Can Police Arrest Prince Philip After His Recent Car Crash?

The recent car crash involving Queen Elizabeth II’s husband, Prince Philip, has raised many questions from the public and the authorities, who are still investigating what happened. Since there have been calls for the 97-year-old to be prosecuted if he is found at fault many are wondering if members of the royal family can actually be arrested.

Here’s the answer to that, plus whether the Duke of Edinburgh still has a license and what he did just days after the accident that led to police issuing him an official warning.

Prince Philip

Prince Philip | Tristan Fewings/Getty Images

What we know about the crash so far

According to several news outlets, on the afternoon of Jan. 17, Prince Philip was behind the wheel of his Land Rover near the royal family’s Sandringham estate when he was involved in a collision with another vehicle. Philip’s SUV rolled over on its side from the impact. Following the crash, the palace released a statement saying that “The Duke was not injured.”

As for the driver of the other car, she suffered some cuts and bruises while her passenger sustained a broken wrist. The two women were also traveling with an infant in the backseat, however, the child was not hurt.
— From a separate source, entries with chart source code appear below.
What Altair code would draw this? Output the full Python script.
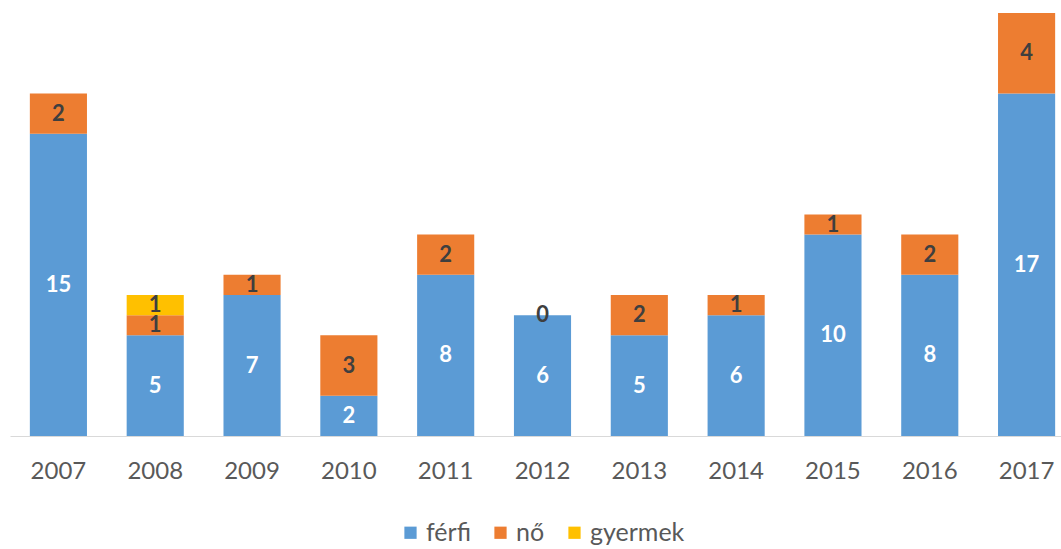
import altair as alt
import pandas as pd

years = ["2007", "2008", "2009", "2010", "2011", "2012", "2013", "2014", "2015", "2016", "2017"]
ferfi = [15, 5, 7, 2, 8, 6, 5, 6, 10, 8, 17]
no = [2, 1, 1, 3, 2, 0, 2, 1, 1, 2, 4]
gyermek = [0, 1, 0, 0, 0, 0, 0, 0, 0, 0, 0]
series = ["férfi", "nő", "gyermek"]
colors = ["#5B9BD5", "#ED7D31", "#FFC000"]

rows = []
for i, y in enumerate(years):
    for k, (name, vals) in enumerate(zip(series, [ferfi, no, gyermek])):
        rows.append({"year": y, "series": name, "value": vals[i], "ord": k,
                     "show": (name != "gyermek") or vals[i] > 0})
df = pd.DataFrame(rows)

FONT = "Lato"

x_enc = alt.X("year:N", sort=years,
              scale=alt.Scale(range=[0, 1065], paddingInner=0.41, paddingOuter=0.205),
              axis=alt.Axis(title=None, labelAngle=0, ticks=False, domainColor="#d9d9d9",
                            domainWidth=1.2, labelFont=FONT, labelFontSize=24,
                            labelColor="#595959", labelPadding=23, grid=False))

base = alt.Chart(df).transform_stack(
    stack="value", groupby=["year"], as_=["y0", "y1"],
    sort=[alt.SortField("ord", order="ascending")]
)

bars = base.mark_bar().encode(
    x=x_enc,
    y=alt.Y("y0:Q", scale=alt.Scale(domain=[0, 21], nice=False), axis=None),
    y2="y1:Q",
    color=alt.Color("series:N", sort=series,
                    scale=alt.Scale(domain=series, range=colors),
                    legend=alt.Legend(title=None, orient="none", direction="horizontal",
                                      legendX=388, legendY=507, symbolType="square",
                                      symbolSize=150, symbolStrokeWidth=0,
                                      labelFont=FONT, labelFontSize=25,
                                      labelColor="#595959", labelOffset=3,
                                      columnPadding=17)),
)

labels = base.transform_filter("datum.show").transform_calculate(
    mid="(datum.y0 + datum.y1) / 2"
).mark_text(font=FONT, fontSize=22, fontWeight="bold", baseline="middle").encode(
    x=alt.X("year:N", sort=years),
    y=alt.Y("mid:Q", axis=None),
    text=alt.Text("value:Q"),
    color=alt.condition("datum.series == 'férfi'", alt.value("white"), alt.value("#3f3f3f")),
)

chart = alt.layer(bars, labels).properties(
    width=1051, height=423,
    background="white",
    autosize=alt.AutoSizeParams(type="none"),
    padding={"left": 10, "top": 13, "right": 0, "bottom": 113},
).configure_view(stroke=None, strokeWidth=0)

chart.save("out.html", embed_options={"renderer": "svg", "actions": False})
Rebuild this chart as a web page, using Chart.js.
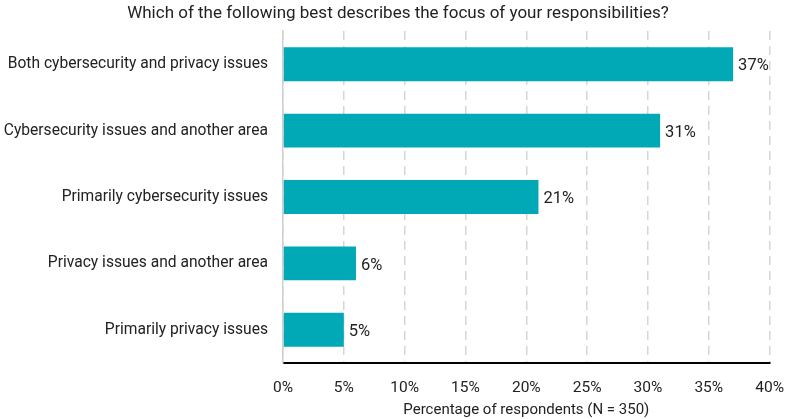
<!DOCTYPE html>
<html>
<head>
<meta charset="utf-8">
<script src="https://cdn.jsdelivr.net/npm/chart.js@4/dist/chart.umd.min.js"></script>
<style>
  html, body { margin: 0; padding: 0; background: #fff; }
  #wrap { width: 800px; height: 419px; }
</style>
</head>
<body>
<div id="wrap"><canvas id="focusChart" width="800" height="419"></canvas></div>
<script>
const categories = [
  'Both cybersecurity and privacy issues',
  'Cybersecurity issues and another area',
  'Primarily cybersecurity issues',
  'Privacy issues and another area',
  'Primarily privacy issues'
];
const percentages = [37, 31, 21, 6, 5];
const xTicks = [0, 5, 10, 15, 20, 25, 30, 35, 40];
const chartTitle = 'Which of the following best describes the focus of your responsibilities?';

const FONT = 'Roboto, "Noto Sans", sans-serif';

// draws "37%" etc. just right of each bar, plus the title centred on the page
const barLabels = {
  id: 'barLabels',
  afterDatasetsDraw(chart) {
    const ctx = chart.ctx;
    const meta = chart.getDatasetMeta(0);
    ctx.save();
    ctx.font = '16.5px ' + FONT;
    ctx.fillStyle = '#222';
    ctx.textAlign = 'left';
    ctx.textBaseline = 'middle';
    meta.data.forEach((bar, i) => {
      ctx.fillText(percentages[i] + '%', bar.x + 5, bar.y + 2);
    });
    ctx.font = '17px ' + FONT;
    ctx.textAlign = 'center';
    ctx.fillText(chartTitle, chart.width / 2 - 2, 14);
    ctx.restore();
  }
};

new Chart(document.getElementById('focusChart'), {
  type: 'bar',
  data: {
    labels: categories,
    datasets: [{
      data: percentages,
      backgroundColor: '#00a9b5',
      borderWidth: 0,
      barPercentage: 0.51,
      categoryPercentage: 1
    }]
  },
  plugins: [barLabels],
  options: {
    indexAxis: 'y',
    responsive: false,
    animation: false,
    layout: { padding: { top: 31, right: 26, bottom: 0, left: 0 } },
    plugins: {
      legend: { display: false },
      tooltip: { enabled: false },
      title: { display: false }
    },
    scales: {
      x: {
        min: 0,
        max: 40,
        afterBuildTicks(scale) {
          scale.ticks = xTicks.map(v => ({ value: v }));
        },
        afterFit(scale) { scale.height = 56; },
        ticks: {
          color: '#222',
          font: { family: FONT, size: 15.5 },
          padding: 16,
          maxRotation: 0,
          callback: v => v + '%'
        },
        grid: { color: '#d6d6d6', lineWidth: 1.5, drawTicks: false },
        border: { display: true, color: '#000', width: 2, dash: [9, 6] },
        title: {
          display: true,
          text: 'Percentage of respondents (N = 350)',
          color: '#222',
          font: { family: FONT, size: 15 },
          padding: { top: 0, bottom: 0 }
        }
      },
      y: {
        afterFit(scale) { scale.width = 283; },
        ticks: {
          color: '#222',
          font: { family: FONT, size: 15.6 },
          padding: 15
        },
        grid: { display: false, drawTicks: false },
        border: { display: true, color: '#cfcfcf', width: 1.5 }
      }
    }
  }
});
</script>
</body>
</html>
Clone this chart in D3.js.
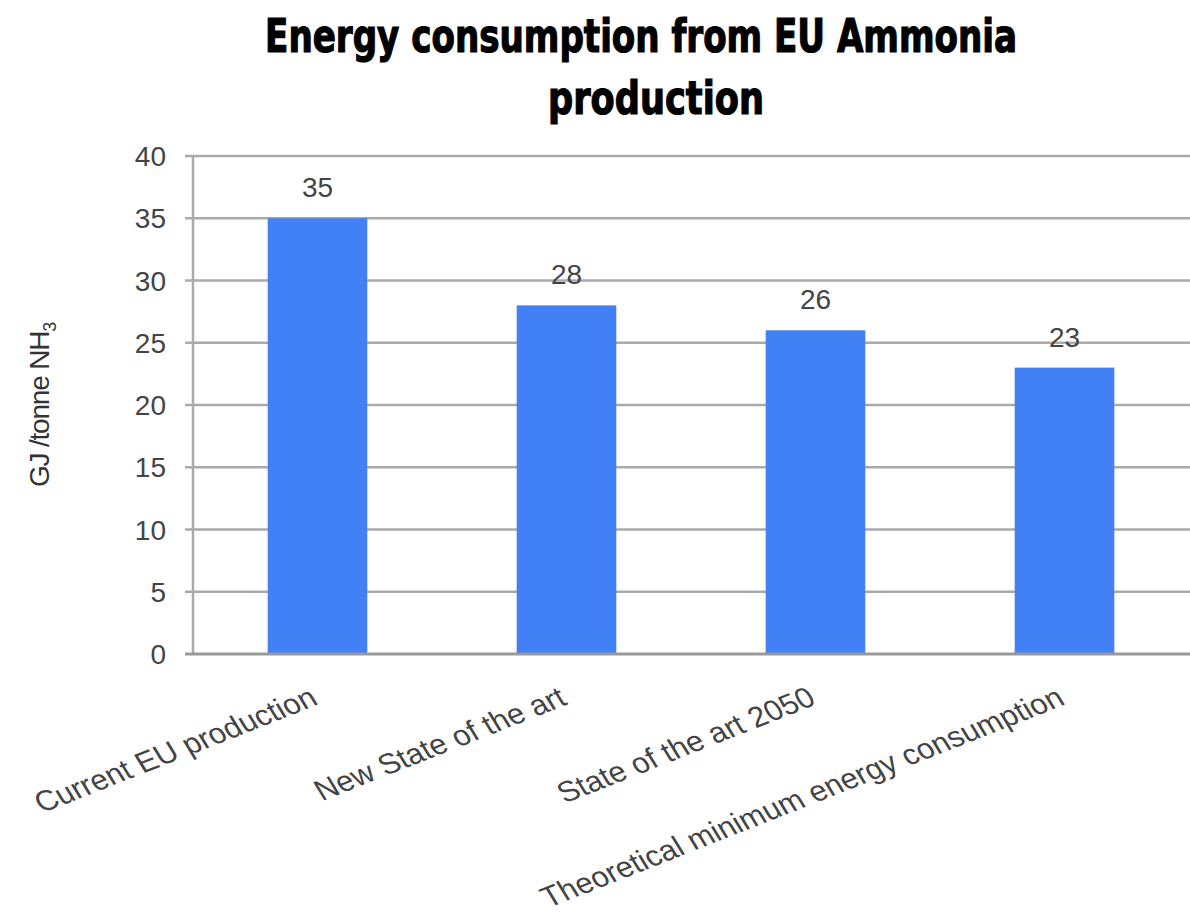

Both parties were given breathalyzer tests, which came back negative.

The palace also confirmed that Philip does have a valid driver’s license as only the queen is exempt from holding one.

Why police gave Philip an official warning

Just days after the crash, a photographer for the Daily Mail snapped photos of the prince without his seatbelt on while driving to his estate. Once the appropriate authorities were notified, the royal was given an official warning.

Norfolk police said that “suitable words of advice have been given to the driver. This is in line with our standard response when being made aware of such images.”

Prince Philip

Prince Philip | Yui Mok/AFP/Getty Images

Can members of the royal family be arrested?

The queen has something called Sovereign Immunity, which is a doctrine stating that the monarch can do no wrong. In other words, if Queen Elizabeth II decided to go on a crime spree she would not be arrested or prosecuted for anything even if she confessed or there was extremely strong evidence against her.

The royal family’s website states, “Although civil and criminal proceedings cannot be taken against the Sovereign as a person under U.K. law, the queen is careful to ensure that all her activities in her personal capacity are carried out in strict accordance with the law.”

As for Prince Philip and the rest of the family though, they are not above the law and actually could be arrested and prosecuted for a crime. This was the case for Princess Anne who in 2002 became the first member of the royal family to be convicted of a criminal offense when she pleaded guilty to a charge under the “dangerous dogs act.” The charge came after her bull terrier, Dotty, attacked two children as they walked through a park. For that, she was fined around $650 and ordered to pay $325 in compensation and almost $200 in court costs.

So when it comes to Prince Philip and the investigation into the crash, Norfolk’s former roads policing chief Chris Spinks told the BBC that “he will be dealt with like any other driver” and there will not be any “favoritism.”